Terkait kemungkinan selesai sebelum akhir masa jabatan, Menteri Teten masih akan membuka diskusi lagi dengan Menkumham.
"Nah itu saya sudah diskusi apakah mungkin atau tidak kami akan baru meeting dengan pak Menkumham," tegasnya.
Advertisement
Kemungkinan Dibahas Pemerintah Baru
Menteri Koperasi dan UKM (Menkop UKM) Teten Masduki menegaskan bahwa Rancangan Undang-Undang atau RUU Perkoperasian tidak akan mungkin diselesaikan di masa kabinet pemerintahan Presiden Joko Widodo (Jokowi).
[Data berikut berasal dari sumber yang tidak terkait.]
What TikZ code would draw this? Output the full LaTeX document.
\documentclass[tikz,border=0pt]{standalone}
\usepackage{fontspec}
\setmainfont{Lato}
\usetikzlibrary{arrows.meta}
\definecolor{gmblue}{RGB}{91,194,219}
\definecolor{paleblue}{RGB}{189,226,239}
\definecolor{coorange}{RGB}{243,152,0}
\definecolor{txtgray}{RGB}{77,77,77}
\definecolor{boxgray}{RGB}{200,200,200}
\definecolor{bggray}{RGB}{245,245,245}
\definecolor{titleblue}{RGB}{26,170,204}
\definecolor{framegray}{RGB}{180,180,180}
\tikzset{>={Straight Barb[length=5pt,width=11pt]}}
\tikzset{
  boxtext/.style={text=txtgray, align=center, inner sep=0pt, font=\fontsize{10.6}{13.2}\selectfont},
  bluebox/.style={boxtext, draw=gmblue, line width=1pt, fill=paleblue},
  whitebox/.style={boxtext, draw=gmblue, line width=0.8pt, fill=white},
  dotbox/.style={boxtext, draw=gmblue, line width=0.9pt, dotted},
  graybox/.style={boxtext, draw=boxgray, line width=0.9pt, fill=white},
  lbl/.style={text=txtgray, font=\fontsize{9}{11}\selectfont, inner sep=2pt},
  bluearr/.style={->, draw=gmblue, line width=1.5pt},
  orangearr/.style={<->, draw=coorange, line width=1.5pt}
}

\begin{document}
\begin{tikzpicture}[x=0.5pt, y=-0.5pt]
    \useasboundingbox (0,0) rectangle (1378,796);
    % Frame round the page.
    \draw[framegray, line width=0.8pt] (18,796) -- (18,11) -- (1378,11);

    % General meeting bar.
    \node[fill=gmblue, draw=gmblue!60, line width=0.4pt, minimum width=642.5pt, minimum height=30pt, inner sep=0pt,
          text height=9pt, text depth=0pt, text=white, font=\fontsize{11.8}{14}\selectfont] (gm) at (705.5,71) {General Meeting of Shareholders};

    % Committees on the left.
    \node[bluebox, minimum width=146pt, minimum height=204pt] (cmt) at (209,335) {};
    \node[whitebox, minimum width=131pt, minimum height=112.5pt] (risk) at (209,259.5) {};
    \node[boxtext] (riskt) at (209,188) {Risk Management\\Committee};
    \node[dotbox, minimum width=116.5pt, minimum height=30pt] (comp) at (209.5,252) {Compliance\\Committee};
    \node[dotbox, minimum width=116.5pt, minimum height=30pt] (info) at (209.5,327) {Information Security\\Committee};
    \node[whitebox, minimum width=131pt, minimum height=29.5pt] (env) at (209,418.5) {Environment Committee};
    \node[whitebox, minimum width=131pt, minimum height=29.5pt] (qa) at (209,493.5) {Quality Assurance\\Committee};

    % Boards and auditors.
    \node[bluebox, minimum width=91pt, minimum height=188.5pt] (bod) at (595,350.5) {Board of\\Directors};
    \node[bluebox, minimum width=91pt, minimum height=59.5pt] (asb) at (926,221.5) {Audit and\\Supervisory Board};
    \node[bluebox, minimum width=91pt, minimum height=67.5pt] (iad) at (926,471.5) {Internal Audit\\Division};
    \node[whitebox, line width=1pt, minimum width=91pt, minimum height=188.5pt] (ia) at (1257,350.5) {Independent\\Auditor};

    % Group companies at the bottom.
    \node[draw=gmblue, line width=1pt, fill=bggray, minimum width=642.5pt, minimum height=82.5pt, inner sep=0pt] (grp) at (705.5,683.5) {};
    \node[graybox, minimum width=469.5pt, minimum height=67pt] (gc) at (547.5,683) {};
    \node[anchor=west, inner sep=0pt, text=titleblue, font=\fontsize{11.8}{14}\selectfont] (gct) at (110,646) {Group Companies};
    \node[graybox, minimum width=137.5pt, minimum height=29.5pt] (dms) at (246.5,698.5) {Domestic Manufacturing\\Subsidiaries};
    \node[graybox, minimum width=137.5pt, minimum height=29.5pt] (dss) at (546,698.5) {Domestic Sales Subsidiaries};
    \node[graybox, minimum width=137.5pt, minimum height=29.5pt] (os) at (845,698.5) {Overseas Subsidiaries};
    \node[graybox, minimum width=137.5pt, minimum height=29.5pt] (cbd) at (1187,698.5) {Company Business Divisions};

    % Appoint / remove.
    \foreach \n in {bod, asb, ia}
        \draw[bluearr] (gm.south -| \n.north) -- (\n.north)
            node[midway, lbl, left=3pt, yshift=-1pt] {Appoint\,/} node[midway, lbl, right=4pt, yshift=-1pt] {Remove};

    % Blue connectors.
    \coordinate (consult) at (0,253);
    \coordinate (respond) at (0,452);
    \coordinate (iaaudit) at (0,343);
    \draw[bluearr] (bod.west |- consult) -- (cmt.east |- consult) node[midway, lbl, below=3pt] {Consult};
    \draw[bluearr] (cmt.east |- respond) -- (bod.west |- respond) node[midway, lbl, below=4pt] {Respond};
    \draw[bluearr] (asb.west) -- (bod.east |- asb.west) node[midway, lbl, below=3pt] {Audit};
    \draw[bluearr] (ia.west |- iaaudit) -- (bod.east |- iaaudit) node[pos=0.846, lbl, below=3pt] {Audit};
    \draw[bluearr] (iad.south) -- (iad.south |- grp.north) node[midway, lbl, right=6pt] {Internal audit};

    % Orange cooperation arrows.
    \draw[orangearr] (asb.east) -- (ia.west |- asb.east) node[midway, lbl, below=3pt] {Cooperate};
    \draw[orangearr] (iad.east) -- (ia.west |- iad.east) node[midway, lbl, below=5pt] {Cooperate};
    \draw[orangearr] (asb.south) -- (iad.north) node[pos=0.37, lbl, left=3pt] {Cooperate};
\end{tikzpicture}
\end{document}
Teten Masduki lantas melempar tongkat estafet tersebut kepada Prabowo Subianto, yang akan dilantik menjadi Presiden Indonesia pada Oktober 2024.
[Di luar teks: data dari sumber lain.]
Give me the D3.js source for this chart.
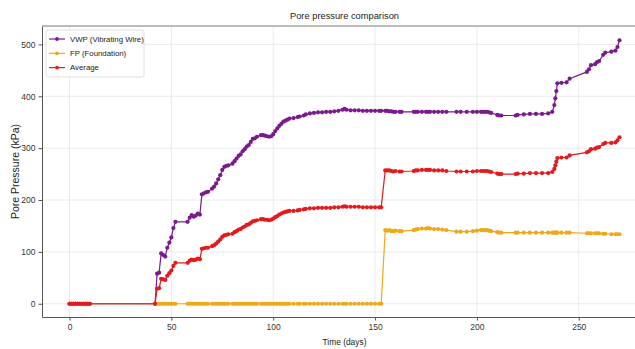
<!DOCTYPE html>
<html>
<head>
<meta charset="utf-8">
<script src="https://cdn.jsdelivr.net/npm/d3@7"></script>
<style>
  body { margin: 0; background: #fff; }
  svg { display: block; font-family: "Liberation Sans", Arial, sans-serif; }
</style>
</head>
<body>
<div id="poreChart"></div>
<script>
// sample days and readings (kPa)
var days = [0,1,2,3,4,5,6,7,8,9,10,42,43,44,45,46,47,48,49,50,51,52,
    58,59,60,61,62,63,64,65,66,67,68,70,71,72,73,74,75,76,77,78,80,81,82,83,84,85,86,87,88,89,90,91,92,
    94,95,96,97,98,99,100,101,102,103,104,105,106,107,108,110,112,113,115,116,118,120,122,124,126,128,
    130,132,134,135,136,138,140,142,144,146,148,150,152,153,
    155,156,157,158,159,160,162,163,169,170,171,173,175,176,177,179,181,183,185,
    190,192,195,198,200,202,203,204,205,206,207,210,211,212,219,220,223,226,229,232,235,237,
    238,238.5,239,239.5,241.5,244,245.5,254,255,256,258,259,260,262,263,266,268,269,270];

var vwp = [0,0,0,0,0,0,0,0,0,0,0,0,58,60,97,94,91,108,118,128,146,158,
    158,166,171,168,170,174,172,211,213,215,216,222,226,232,240,248,258,264,266,267,270,275,280,285,288,294,298,303,306,312,318,319,322,
    325,325,324,323,322,323,327,333,338,343,347,351,353,355,357,358,360,361,363,365,367,368,369,369,370,370,
    371,372,374,376,374,373,373,373,372,372,372,372,372,372,
    372,372,371,371,370,370,370,370,370,370,370,370,370,370,370,370,370,370,370,
    370,370,370,370,370,370,370,370,370,369,368,364,363,363,363,364,365,366,366,366,367,370,
    383,396,410,425,426,427,434,447,452,460,462,466,468,480,484,486,488,495,508];

var fp = [0,0,0,0,0,0,0,0,0,0,0,0,0,0,0,0,0,0,0,0,0,0,
    0,0,0,0,0,0,0,0,0,0,0,0,0,0,0,0,0,0,0,0,0,0,0,0,0,0,0,0,0,0,0,0,0,
    0,0,0,0,0,0,0,0,0,0,0,0,0,0,0,0,0,0,0,0,0,0,0,0,0,0,
    0,0,0,0,0,0,0,0,0,0,0,0,0,0,
    142,141,142,140,140,141,140,140,142,143,144,145,145,146,145,144,144,143,142,
    139,139,139,140,141,142,142,142,142,141,140,138,137,137,137,137,137,137,137,137,137,137,
    137,137,137,137,137,137,137,136,136,136,136,136,136,135,135,134,134,134,134];

var average = [0,0,0,0,0,0,0,0,0,0,0,0,29,30,48,47,46,54,59,64,73,79,
    79,83,85,84,85,87,86,106,107,108,108,111,113,116,120,124,129,132,133,134,135,138,140,143,144,147,149,152,153,156,159,160,161,
    163,163,162,162,161,162,164,167,169,172,174,176,177,178,179,179,180,181,182,183,184,184,185,185,185,185,
    186,186,187,188,187,187,187,187,186,186,186,186,186,186,
    257,257,257,256,255,256,255,255,256,257,257,258,258,258,258,257,257,257,256,
    255,255,255,255,256,256,256,256,256,255,254,251,250,250,250,251,251,252,252,252,252,254,
    260,267,274,281,282,282,286,292,294,298,299,301,302,308,310,310,311,315,321];

var seriesNames = ["VWP (Vibrating Wire)", "FP (Foundation)", "Average"];
var seriesColors = ["#7a1a8c", "#f0a818", "#e41a1c"];
var xTicks = [0, 50, 100, 150, 200, 250];
var yTicks = [0, 100, 200, 300, 400, 500];

var width = 635, height = 349;
var margin = { top: 26, right: -12, bottom: 32, left: 42 };
var plotW = width - margin.left - margin.right,
    plotH = height - margin.top - margin.bottom;

var svg = d3.select("#poreChart")
    .append("svg")
    .attr("width", width)
    .attr("height", height);

// matplotlib style 5% margins around the data
var x = d3.scaleLinear()
    .domain([-13.5, 283.5])
    .range([0, plotW]);
var y = d3.scaleLinear()
    .domain([-25.5, 535.5])
    .range([plotH, 0]);

var g = svg.append("g")
    .attr("transform", "translate(" + margin.left + "," + margin.top + ")");

svg.append("defs").append("clipPath")
    .attr("id", "plotClip")
    .append("rect")
    .attr("width", plotW)
    .attr("height", plotH);

// grid
g.append("g")
    .selectAll("line.vgrid")
    .data(xTicks)
    .join("line")
    .attr("x1", d => x(d)).attr("x2", d => x(d))
    .attr("y1", 0).attr("y2", plotH)
    .attr("stroke", "#e6e6e6").attr("stroke-width", 0.8);
g.append("g")
    .selectAll("line.hgrid")
    .data(yTicks)
    .join("line")
    .attr("x1", 0).attr("x2", plotW)
    .attr("y1", d => y(d)).attr("y2", d => y(d))
    .attr("stroke", "#e6e6e6").attr("stroke-width", 0.8);

// axes
var xAxis = g.append("g")
    .attr("transform", "translate(0," + plotH + ")")
    .call(d3.axisBottom(x).tickValues(xTicks).tickSize(3.5).tickPadding(3).tickSizeOuter(0));
var yAxis = g.append("g")
    .call(d3.axisLeft(y).tickValues(yTicks).tickSize(3.5).tickPadding(3).tickSizeOuter(0));
[xAxis, yAxis].forEach(function(a) {
    a.select(".domain").attr("stroke", "#555").attr("stroke-width", 1);
    a.selectAll(".tick line").attr("stroke", "#555");
    a.selectAll(".tick text").attr("fill", "#333").style("font-size", "8.5px");
});

// top spine
g.append("line")
    .attr("x1", 0).attr("x2", plotW)
    .attr("y1", 0).attr("y2", 0)
    .attr("stroke", "#777").attr("stroke-width", 1);

var allSeries = [vwp, fp, average];
var line = d3.line()
    .x((d, i) => x(days[i]))
    .y(d => y(d));

var plot = g.append("g").attr("clip-path", "url(#plotClip)");

allSeries.forEach(function(values, s) {
    plot.append("path")
        .datum(values)
        .attr("fill", "none")
        .attr("stroke", seriesColors[s])
        .attr("stroke-width", 1.2)
        .attr("d", line);
    plot.append("g")
        .selectAll("circle")
        .data(values)
        .join("circle")
        .attr("cx", (d, i) => x(days[i]))
        .attr("cy", d => y(d))
        .attr("r", 2.1)
        .attr("fill", seriesColors[s]);
});

// legend
var legend = g.append("g").attr("transform", "translate(4,4)");
legend.append("rect")
    .attr("width", 98).attr("height", 47)
    .attr("fill", "#fff").attr("fill-opacity", 0.85)
    .attr("stroke", "#d8d8d8").attr("stroke-width", 0.8).attr("rx", 2);
seriesNames.forEach(function(name, i) {
    var row = legend.append("g").attr("transform", "translate(0," + (9 + i * 14.3) + ")");
    row.append("line")
        .attr("x1", 3).attr("x2", 19)
        .attr("stroke", seriesColors[i]).attr("stroke-width", 1.2);
    row.append("circle")
        .attr("cx", 11).attr("r", 1.9).attr("fill", seriesColors[i]);
    row.append("text")
        .attr("x", 24).attr("dy", "0.35em")
        .style("font-size", "7.8px").attr("fill", "#222")
        .text(name);
});

// title and labels
svg.append("text")
    .attr("x", margin.left + plotW / 2).attr("y", 19)
    .attr("text-anchor", "middle")
    .style("font-size", "9.3px").attr("fill", "#222")
    .text("Pore pressure comparison");
svg.append("text")
    .attr("x", margin.left + plotW / 2).attr("y", 345)
    .attr("text-anchor", "middle")
    .style("font-size", "8.4px").attr("fill", "#222")
    .text("Time (days)");
svg.append("text")
    .attr("transform", "translate(19," + (margin.top + plotH / 2) + ") rotate(-90)")
    .attr("text-anchor", "middle")
    .style("font-size", "10.5px").attr("fill", "#222")
    .text("Pore Pressure (kPa)");
</script>
</body>
</html>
"Kalau RUU Perkoperasian sudah saya simpulkan enggak mungkin dibahas ya, karena memang waktunya terlalu mepet. Biar dilanjutkan oleh pemerintahan yang akan datang," kata Teten di Gedung Smesco, Jakarta, Rabu (24/7/2024).
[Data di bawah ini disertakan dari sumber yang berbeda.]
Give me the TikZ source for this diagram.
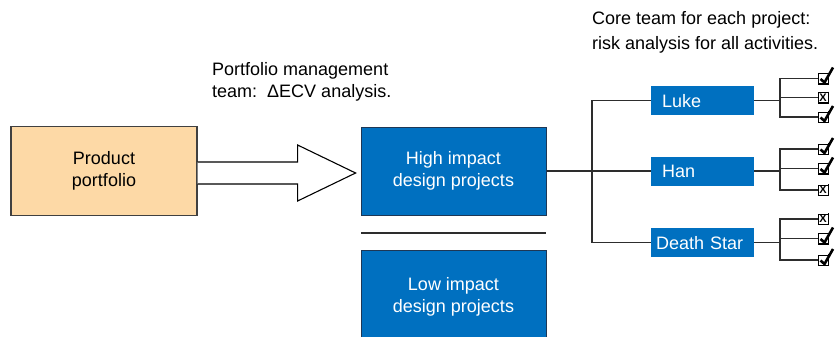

Untuk memuluskan transisi itu, Kementerian Koperasi dan UKM disebutnya bakal memberikan memorandum kepada Prabowo dan jajarannya. Teten juga mengaku telah bertemu dengan tim yang bersangkutan, meskipun pembahasannya belum terlalu mendalam.
"Informal sih sudah. Beberapa program kita juga sudah dinarasikan di dalam pemerintahan baru, tapi belum detail," ungkap dia.
Lebih lanjut, Teten turut memberi pekerjaan rumah bagi penerusnya, terkait tantangan UMKM agar bisa berkiprah di platform digital. Menurutnya, masalah saat ini bukan karena pelaku UMKM ogah masuk ke pasar online.
"Tapi kebanyakan dari UMKM kita terutama yang di kuliner, termasuk yang di fashion juga, kapasitas produksinya enggak bisa untuk pasar nasional. Sehingga banyak yang tidak bisa bertahan lama di e-commerce," terangnya.
Masalah Lain
Problem selanjutnya, kebanyakan UMKM masih kalah bersaing dengan produk dari luar negeri di pasar online. Isu utamanya yakni bukan soal seberapa banyak pedagang mikro dan kecil yang berdagang di sana, tapi seberapa kuat mereka menghadapi tingkat competitiveness yang begitu kuat melawan brand luar.
"Kalau misalnya harus produk asing masih leluasa seperti sekarang, UMKM kita pasti kalah bersaing. Tadi misalnya, roti aja sudah kalah. Apalagi produk fashion. Produk kita pasti lebih mahal daripada produk mereka, karena bahan bakunya kita impor. Sebanyak 90 persen kan akhirnya kita hanya jadi pedagang produk luar. Itu kita evaluasi," bebernya.
"Jadi problemnya bukan soal UMKM-nya enggak siap, tapi kita kalah bersaing. Karena itu penting proyeksi terhadap pengaturan perdagangan di online," tegas Teten.